Obligasi yang diterbitkan Bank Aceh berjangka waktu lima tahun, “dan laku keras di pasar bursa di bawah dukungan Ficorinvest -perusahaan yang bergerak di pasar efek saat itu,” ujar Aminullah yang menutup karir di Bank Aceh setelah menjabat direktur utama selama 10 tahun.
Dengan pengalaman tersebut, ujarnya lagi, maka setidaknya Bank Aceh sudah tercatat di pasar bursa saham sebagai bank yang mampu menjalankan amanah dengan baik.
Sebelumnya, Aminullah telah memberi masukan kepada jajaran direksi BAS untuk mengambil kebijakan yang pernah ia lakoni pada 1989 silam. “Ini untuk memenuhi modal setor Rp 3 triliun pada 2024 agar tidak turun peringkat menjadi bank BPR atau bank kecil nantinya.”
Hal dimaksud mengingat kemampuan setor modal dari pemilik untuk memenuhi Rp 3 triliun sangat minim. “Masih terjadi kekurangan sebesar Rp 1,9 triliun, atau rata-rata harus disetor oleh PSP maupun pemegang saham lainnya sebesar Rp 500 miliar per tahun,” ujarnya.
Dan berdasarkan pengalaman selama ini, para pemegang saham baru mampu menyetor Rp 100 miliar per tahun. “Hal itu sangat dimaklumi karena keuangan daerah juga harus membiayai pembangunan sektor lainnya,” kata Aminullah.

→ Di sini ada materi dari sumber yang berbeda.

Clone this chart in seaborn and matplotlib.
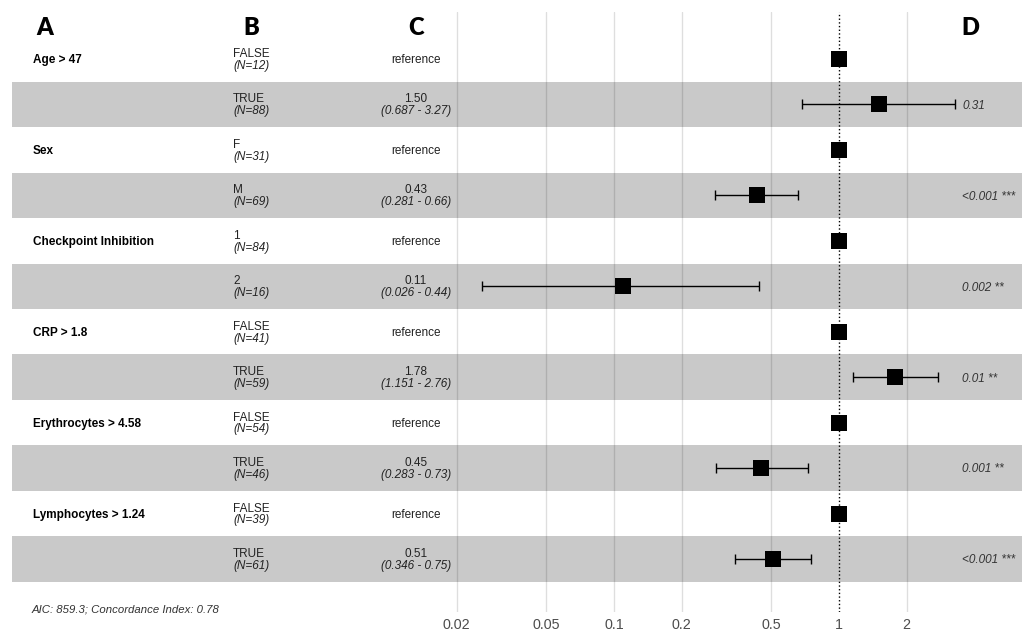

Jika pun seluruh deviden dibayarkan setiap tahunnya, maka baru terhimpun dana lebih kurang Rp 250 miliar, dan itu juga masih belum mampu mencapai modal minimum Rp 3 triliun. “Solusinya, Bank Aceh Syariah perlu berbenah untuk go public atau masuk bursa saham nasional agar ini terpenuhi,” katanya.
Di mata Aminullah, penerapan go public oleh BAS sangat mungkin dilakukan. “Pertimbangannya, ROE (return on equity) Bank Aceh Syariah sangat menjanjikan yaitu lebih dari 24 persen per tahun. Bank dalam keadaan sehat dan didukung oleh pemda untuk pendanaan ekspansi.”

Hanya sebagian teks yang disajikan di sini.